> **Work instructions**: Copy out every line in which the string "with" occurs.

> **Given material**:

....

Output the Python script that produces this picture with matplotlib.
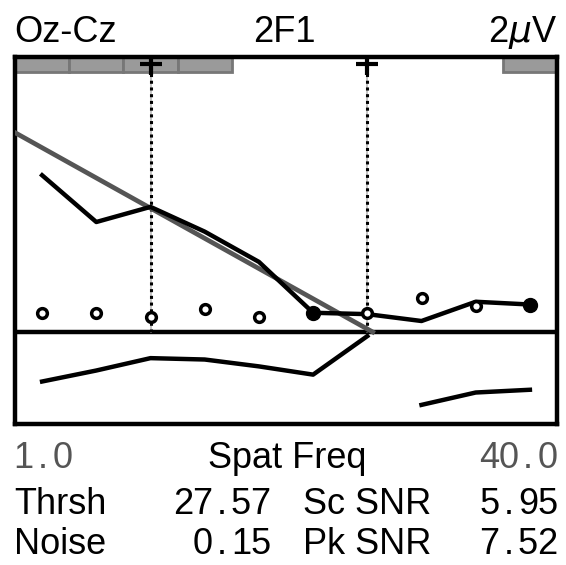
import numpy as np
import matplotlib.pyplot as plt
from matplotlib.patches import Rectangle

plt.rcParams['font.family'] = ['Liberation Sans', 'DejaVu Sans']

# spatial frequency bins (index 0..9 from 1.0 to 40.0)
bins = np.arange(10)

# 2F1 amplitude (uV) per bin
amp = [1.14, 0.80, 0.91, 0.73, 0.51, 0.14, 0.13, 0.08, 0.22, 0.20]
# noise estimate per bin
noise = [0.14, 0.14, 0.11, 0.17, 0.11, 0.14, 0.14, 0.25, 0.19, 0.20]
# lower trace, two pieces
low_a_x = [0, 1, 2, 3, 4, 5, 6]
low_a = [-0.36, -0.28, -0.19, -0.20, -0.25, -0.31, -0.03]
low_b_x = [7, 8, 9]
low_b = [-0.53, -0.44, -0.42]
# bins with filled markers
filled = [5, 9]
# threshold regression line
fit_x = [-0.5, 6.1]
fit_y = [1.45, 0.0]
# significant bins shown in the top strip
sig_bins = [0, 1, 2, 3, 9]
# bins with the vertical markers
mark_bins = [2, 6]

W, H = 566, 565
fig = plt.figure(figsize=(W / 100, H / 100), dpi=100)
ax = fig.add_axes([15 / W, 1 - 424 / H, (557 - 15) / W, (424 - 57) / H])
ax.set_xlim(-0.5, 9.5)
ax.set_ylim(-0.669, 2.0)
ax.set_xticks([])
ax.set_yticks([])
for s in ax.spines.values():
    s.set_linewidth(3.2)

for b in sig_bins:
    ax.add_patch(Rectangle((b - 0.5, 1.89), 1, 0.11, facecolor='#9a9a9a',
                           edgecolor='#777777', linewidth=2, zorder=1))

ax.axhline(0, color='black', lw=3.2, zorder=2)

for b in mark_bins:
    ax.plot([b, b], [0, 1.95], color='#bbbbbb', lw=1.2, zorder=2)
    ax.plot([b, b], [0, 1.95], color='black', lw=2.2, ls=(0, (1, 1.2)), zorder=3)
    ax.plot(b, 1.95, marker='+', color='black', ms=16, mew=3, zorder=5)

ax.plot(fit_x, fit_y, color='#555555', lw=3.4, zorder=4)
ax.plot(bins, amp, color='black', lw=3.2, zorder=5)
ax.plot(low_a_x, low_a, color='black', lw=3.2, zorder=5)
ax.plot(low_b_x, low_b, color='black', lw=3.2, zorder=5)

open_bins = [b for b in bins if b not in filled]
ax.plot(open_bins, [noise[b] for b in open_bins], ls='none', marker='o', ms=7,
        mfc='white', mec='black', mew=2.5, zorder=6)
ax.plot(filled, [amp[b] for b in filled], ls='none', marker='o', ms=10,
        color='black', zorder=6)


def px(x, y):
    return x / W, 1 - y / H


fs = 26
cell = 19.3


def num(s, x, y, right=True, color='black'):
    # fixed-width digits, one cell per character
    x0 = x - cell * len(s) if right else x
    for i, ch in enumerate(s):
        fig.text(*px(x0 + cell * (i + 0.5), y), ch, fontsize=fs,
                 ha='center', va='baseline', color=color)


fig.text(*px(14, 42), 'Oz-Cz', fontsize=fs, va='baseline', ha='left')
fig.text(*px(284, 42), '2F1', fontsize=fs, va='baseline', ha='center')
fig.text(*px(557, 42), '2$\\mu$V', fontsize=fs, va='baseline', ha='right')

num('1.0', 14, 468, right=False, color='#555555')
fig.text(*px(287, 468), 'Spat Freq', fontsize=fs, va='baseline', ha='center')
num('40.0', 557, 468, color='#555555')

rows = [('Thrsh', '27.57', 'Sc SNR', '5.95', 514),
        ('Noise', '0.15', 'Pk SNR', '7.52', 554)]
for a, b, c, d, y in rows:
    fig.text(*px(14, y), a, fontsize=fs, va='baseline', ha='left')
    num(b, 270, y)
    fig.text(*px(303, y), c, fontsize=fs, va='baseline', ha='left')
    num(d, 557, y)

fig.savefig('out.png', dpi=100)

....

> **Answer in full**:
Output the Python script that produces this picture with matplotlib.
# bins with filled markers
# bins with the vertical markers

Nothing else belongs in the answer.